Mi piace quando un artista o una band compiono delle scelte, siano esse giuste o sbagliate. Mi piace l’idea che qualcuno in musica non si limiti a camminare sospeso sul ciglio di un precipizio intimorito di quello che c’è sotto, che scelga quini da che parte stare: sulla sicura terra o nell’ignoto vuoto. E’ il caso degli Stars dopo un disco epico come “Set Yourself On Fire”, uno dei migliori degli anni zero, un’eredità  troppo grande da sostenere anche per la band stessa. Ben vengano i cambiamenti, anche se a rimetterci sono stati i suoni scinitillanti delle chitarre, in favore di sintetizzatori figli degli anni ’80. Un percorso già  intravisto nel precedente “In Our Beedroom After The War” che qui si porta a definitivo compimento.

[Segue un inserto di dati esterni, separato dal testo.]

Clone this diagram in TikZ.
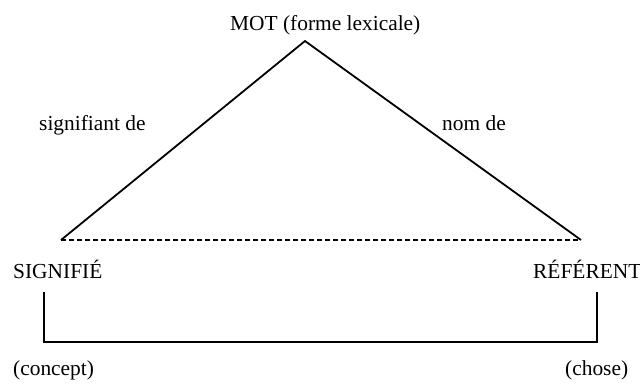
\documentclass[tikz,border=0pt]{standalone}
\usepackage{fontspec}
\setmainfont{Liberation Serif}
\begin{document}
\begin{tikzpicture}[x=1bp,y=-1bp,
  lbl/.style={anchor=base west,inner sep=0pt,font=\fontsize{21.4bp}{24bp}\selectfont},
  solidline/.style={line width=1.8bp,line join=miter},
  dashline/.style={line width=1.5bp,dash pattern=on 5bp off 3bp}]
\useasboundingbox (0,0) rectangle (640,383);
\node[lbl] (mot) at (230,30) {MOT (forme lexicale)};
\node[lbl] (sig) at (39,130) {signifiant de};
\node[lbl] (nom) at (442,130) {nom de};
\node[lbl] (signifie) at (13,278) {SIGNIFIÉ};
\node[lbl] (referent) at (533,278) {RÉFÉRENT};
\node[lbl] (concept) at (13,375) {(concept)};
\node[lbl] (chose) at (565,375) {(chose)};
\coordinate (apex) at (305,41);
\coordinate (sl) at (61,240);
\coordinate (sr) at (581,240);
\coordinate (blt) at (44,292);
\coordinate (blb) at (44,342);
\coordinate (brb) at (597,342);
\coordinate (brt) at (597,292);
\draw[solidline] (sl) -- (apex) -- (sr);
\draw[dashline] (sl) -- (sr);
\draw[solidline] (blt) -- (blb) -- (brb) -- (brt);
\end{tikzpicture}
\end{document}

“The Five Ghosts” non piacerà  ai puristi delle sei corde e probabilmente dividerà  il pubblico della band stessa, ma dimostra un gran coraggio anche dove pecca. Partendo dalle note dolenti, “We Don’t Want Your Body” è un imbarazzante copia e incolla del pop mainstream più becero degli anni ’80; poco importa che sia evidente l’intento divertito di riproporre un brano così stucchevolmente zuccheroso e citazionista. A parte questo svarione, che a molti nemmeno sembrerà  tale, il disco regge bene dall’inizio alla fine, grazie all’alternarsi delle due voci, sempre capaci di rendere più profondo e toccante anche i momenti più frivoli. Le atmosfere ondeggiano tra melodie a facile presa ed episodi più figli della wave di quegli anni, privi comletamente dell’austerità  tipica di quei suoni.

Superati gli impacci dei primi passaggi nel lettore un po’ spiazzanti, se ascoltate i dischi privi di pregiudizi di sorta, “The Five Ghost” ha tutte le carte in regola per conquistarsi un posto di assoluto rispetto nelle vostre playlist estive. Adesso tocca a voi scegliere da che parte stare.